Images appear in the records below; leave them out and repeat everything else exactly.

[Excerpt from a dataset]
━━━━━━

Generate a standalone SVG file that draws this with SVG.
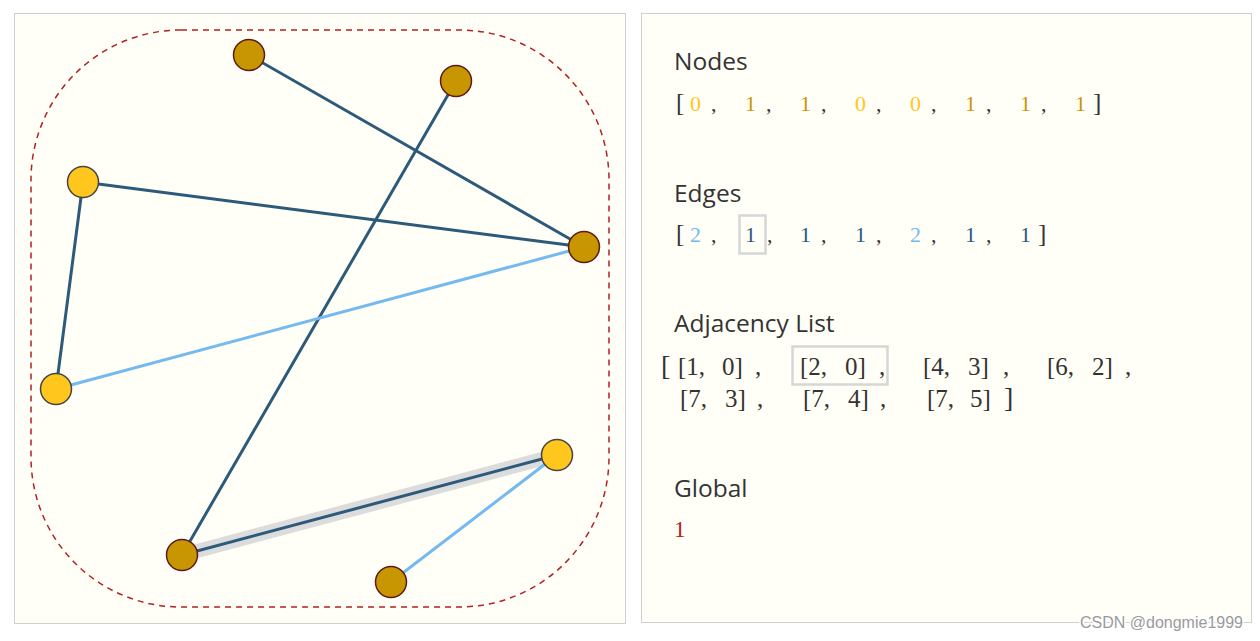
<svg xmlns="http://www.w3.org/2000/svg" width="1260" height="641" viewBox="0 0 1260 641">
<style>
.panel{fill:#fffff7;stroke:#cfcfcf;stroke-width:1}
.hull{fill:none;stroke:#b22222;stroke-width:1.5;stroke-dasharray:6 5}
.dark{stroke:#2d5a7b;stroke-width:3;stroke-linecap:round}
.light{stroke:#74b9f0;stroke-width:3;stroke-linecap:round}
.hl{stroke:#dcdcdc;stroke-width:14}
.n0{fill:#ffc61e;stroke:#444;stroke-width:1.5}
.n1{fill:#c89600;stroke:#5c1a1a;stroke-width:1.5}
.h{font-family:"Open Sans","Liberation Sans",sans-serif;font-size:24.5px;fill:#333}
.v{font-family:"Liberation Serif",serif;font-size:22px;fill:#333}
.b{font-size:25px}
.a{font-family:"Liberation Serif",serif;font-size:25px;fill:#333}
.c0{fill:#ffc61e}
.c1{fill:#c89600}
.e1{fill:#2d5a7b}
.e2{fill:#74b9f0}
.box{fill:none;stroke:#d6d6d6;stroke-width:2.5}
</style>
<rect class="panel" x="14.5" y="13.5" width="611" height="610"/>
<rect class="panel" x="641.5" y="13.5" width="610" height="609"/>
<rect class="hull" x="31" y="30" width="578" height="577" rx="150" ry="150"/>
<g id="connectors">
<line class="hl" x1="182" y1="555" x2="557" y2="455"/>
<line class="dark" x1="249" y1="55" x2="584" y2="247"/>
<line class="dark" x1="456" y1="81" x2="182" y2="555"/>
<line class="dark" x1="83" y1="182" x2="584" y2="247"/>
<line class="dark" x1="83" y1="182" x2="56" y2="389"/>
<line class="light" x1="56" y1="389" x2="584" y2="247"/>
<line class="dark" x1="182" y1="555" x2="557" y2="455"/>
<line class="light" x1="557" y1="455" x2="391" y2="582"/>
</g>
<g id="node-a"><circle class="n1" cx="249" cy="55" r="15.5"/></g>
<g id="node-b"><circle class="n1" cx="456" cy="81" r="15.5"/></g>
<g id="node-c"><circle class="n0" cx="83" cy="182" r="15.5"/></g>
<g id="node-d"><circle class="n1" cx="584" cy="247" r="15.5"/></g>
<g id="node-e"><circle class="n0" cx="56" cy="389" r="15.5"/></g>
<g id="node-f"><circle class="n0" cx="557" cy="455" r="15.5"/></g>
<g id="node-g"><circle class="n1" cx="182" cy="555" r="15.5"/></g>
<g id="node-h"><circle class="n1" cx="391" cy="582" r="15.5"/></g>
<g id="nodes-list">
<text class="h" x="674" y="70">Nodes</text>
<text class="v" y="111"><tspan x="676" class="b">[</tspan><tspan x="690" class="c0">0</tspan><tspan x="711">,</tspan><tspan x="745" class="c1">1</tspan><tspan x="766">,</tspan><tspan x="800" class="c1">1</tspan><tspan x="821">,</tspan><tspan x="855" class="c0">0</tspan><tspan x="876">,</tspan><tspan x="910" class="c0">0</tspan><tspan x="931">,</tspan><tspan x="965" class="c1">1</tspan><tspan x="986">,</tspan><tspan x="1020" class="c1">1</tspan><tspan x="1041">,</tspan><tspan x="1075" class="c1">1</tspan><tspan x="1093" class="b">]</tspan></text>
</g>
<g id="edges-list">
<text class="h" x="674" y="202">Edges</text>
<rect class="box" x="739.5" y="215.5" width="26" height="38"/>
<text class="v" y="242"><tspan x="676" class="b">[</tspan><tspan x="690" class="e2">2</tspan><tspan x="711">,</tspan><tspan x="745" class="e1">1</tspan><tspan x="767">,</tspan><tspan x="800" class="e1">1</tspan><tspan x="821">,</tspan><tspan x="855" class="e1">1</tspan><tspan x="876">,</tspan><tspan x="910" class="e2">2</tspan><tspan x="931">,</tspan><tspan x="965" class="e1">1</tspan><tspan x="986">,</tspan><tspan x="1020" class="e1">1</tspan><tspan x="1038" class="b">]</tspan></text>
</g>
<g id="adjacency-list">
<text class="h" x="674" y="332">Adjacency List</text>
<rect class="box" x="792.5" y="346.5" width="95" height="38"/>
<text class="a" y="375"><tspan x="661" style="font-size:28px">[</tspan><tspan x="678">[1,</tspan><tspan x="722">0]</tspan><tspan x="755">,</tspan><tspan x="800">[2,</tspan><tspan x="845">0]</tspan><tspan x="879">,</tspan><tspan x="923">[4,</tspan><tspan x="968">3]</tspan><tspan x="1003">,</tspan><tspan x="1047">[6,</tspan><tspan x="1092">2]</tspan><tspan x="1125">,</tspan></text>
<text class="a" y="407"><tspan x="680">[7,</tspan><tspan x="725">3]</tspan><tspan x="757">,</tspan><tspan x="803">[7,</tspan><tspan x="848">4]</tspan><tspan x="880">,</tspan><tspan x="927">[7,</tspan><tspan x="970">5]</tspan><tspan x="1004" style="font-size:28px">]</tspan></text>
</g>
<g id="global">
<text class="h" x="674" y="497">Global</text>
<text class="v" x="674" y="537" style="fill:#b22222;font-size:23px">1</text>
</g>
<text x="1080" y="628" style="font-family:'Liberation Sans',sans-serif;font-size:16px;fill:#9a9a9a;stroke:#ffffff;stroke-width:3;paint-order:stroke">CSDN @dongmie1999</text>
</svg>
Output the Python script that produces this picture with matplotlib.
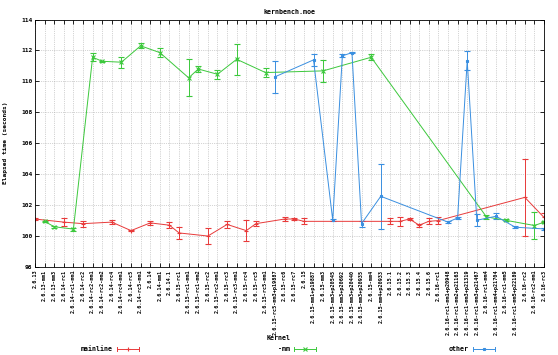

━━━━━━

[Worked solution]
Generate a standalone SVG file that draws this with SVG.
<svg xmlns="http://www.w3.org/2000/svg" width="1260" height="641" viewBox="0 0 1260 641">
<style>
.panel{fill:#fffff7;stroke:#cfcfcf;stroke-width:1}
.hull{fill:none;stroke:#b22222;stroke-width:1.5;stroke-dasharray:6 5}
.dark{stroke:#2d5a7b;stroke-width:3;stroke-linecap:round}
.light{stroke:#74b9f0;stroke-width:3;stroke-linecap:round}
.hl{stroke:#dcdcdc;stroke-width:14}
.n0{fill:#ffc61e;stroke:#444;stroke-width:1.5}
.n1{fill:#c89600;stroke:#5c1a1a;stroke-width:1.5}
.h{font-family:"Open Sans","Liberation Sans",sans-serif;font-size:24.5px;fill:#333}
.v{font-family:"Liberation Serif",serif;font-size:22px;fill:#333}
.b{font-size:25px}
.a{font-family:"Liberation Serif",serif;font-size:25px;fill:#333}
.c0{fill:#ffc61e}
.c1{fill:#c89600}
.e1{fill:#2d5a7b}
.e2{fill:#74b9f0}
.box{fill:none;stroke:#d6d6d6;stroke-width:2.5}
</style>
<rect class="panel" x="14.5" y="13.5" width="611" height="610"/>
<rect class="panel" x="641.5" y="13.5" width="610" height="609"/>
<rect class="hull" x="31" y="30" width="578" height="577" rx="150" ry="150"/>
<g id="connectors">
<line class="hl" x1="182" y1="555" x2="557" y2="455"/>
<line class="dark" x1="249" y1="55" x2="584" y2="247"/>
<line class="dark" x1="456" y1="81" x2="182" y2="555"/>
<line class="dark" x1="83" y1="182" x2="584" y2="247"/>
<line class="dark" x1="83" y1="182" x2="56" y2="389"/>
<line class="light" x1="56" y1="389" x2="584" y2="247"/>
<line class="dark" x1="182" y1="555" x2="557" y2="455"/>
<line class="light" x1="557" y1="455" x2="391" y2="582"/>
</g>
<g id="node-a"><circle class="n1" cx="249" cy="55" r="15.5"/></g>
<g id="node-b"><circle class="n1" cx="456" cy="81" r="15.5"/></g>
<g id="node-c"><circle class="n0" cx="83" cy="182" r="15.5"/></g>
<g id="node-d"><circle class="n1" cx="584" cy="247" r="15.5"/></g>
<g id="node-e"><circle class="n0" cx="56" cy="389" r="15.5"/></g>
<g id="node-f"><circle class="n0" cx="557" cy="455" r="15.5"/></g>
<g id="node-g"><circle class="n1" cx="182" cy="555" r="15.5"/></g>
<g id="node-h"><circle class="n1" cx="391" cy="582" r="15.5"/></g>
<g id="nodes-list">
<text class="h" x="674" y="70">Nodes</text>
<text class="v" y="111"><tspan x="676" class="b">[</tspan><tspan x="690" class="c0">0</tspan><tspan x="711">,</tspan><tspan x="745" class="c1">1</tspan><tspan x="766">,</tspan><tspan x="800" class="c1">1</tspan><tspan x="821">,</tspan><tspan x="855" class="c0">0</tspan><tspan x="876">,</tspan><tspan x="910" class="c0">0</tspan><tspan x="931">,</tspan><tspan x="965" class="c1">1</tspan><tspan x="986">,</tspan><tspan x="1020" class="c1">1</tspan><tspan x="1041">,</tspan><tspan x="1075" class="c1">1</tspan><tspan x="1093" class="b">]</tspan></text>
</g>
<g id="edges-list">
<text class="h" x="674" y="202">Edges</text>
<rect class="box" x="739.5" y="215.5" width="26" height="38"/>
<text class="v" y="242"><tspan x="676" class="b">[</tspan><tspan x="690" class="e2">2</tspan><tspan x="711">,</tspan><tspan x="745" class="e1">1</tspan><tspan x="767">,</tspan><tspan x="800" class="e1">1</tspan><tspan x="821">,</tspan><tspan x="855" class="e1">1</tspan><tspan x="876">,</tspan><tspan x="910" class="e2">2</tspan><tspan x="931">,</tspan><tspan x="965" class="e1">1</tspan><tspan x="986">,</tspan><tspan x="1020" class="e1">1</tspan><tspan x="1038" class="b">]</tspan></text>
</g>
<g id="adjacency-list">
<text class="h" x="674" y="332">Adjacency List</text>
<rect class="box" x="792.5" y="346.5" width="95" height="38"/>
<text class="a" y="375"><tspan x="661" style="font-size:28px">[</tspan><tspan x="678">[1,</tspan><tspan x="722">0]</tspan><tspan x="755">,</tspan><tspan x="800">[2,</tspan><tspan x="845">0]</tspan><tspan x="879">,</tspan><tspan x="923">[4,</tspan><tspan x="968">3]</tspan><tspan x="1003">,</tspan><tspan x="1047">[6,</tspan><tspan x="1092">2]</tspan><tspan x="1125">,</tspan></text>
<text class="a" y="407"><tspan x="680">[7,</tspan><tspan x="725">3]</tspan><tspan x="757">,</tspan><tspan x="803">[7,</tspan><tspan x="848">4]</tspan><tspan x="880">,</tspan><tspan x="927">[7,</tspan><tspan x="970">5]</tspan><tspan x="1004" style="font-size:28px">]</tspan></text>
</g>
<g id="global">
<text class="h" x="674" y="497">Global</text>
<text class="v" x="674" y="537" style="fill:#b22222;font-size:23px">1</text>
</g>
<text x="1080" y="628" style="font-family:'Liberation Sans',sans-serif;font-size:16px;fill:#9a9a9a;stroke:#ffffff;stroke-width:3;paint-order:stroke">CSDN @dongmie1999</text>
</svg>
Output the Python script that produces this picture with matplotlib.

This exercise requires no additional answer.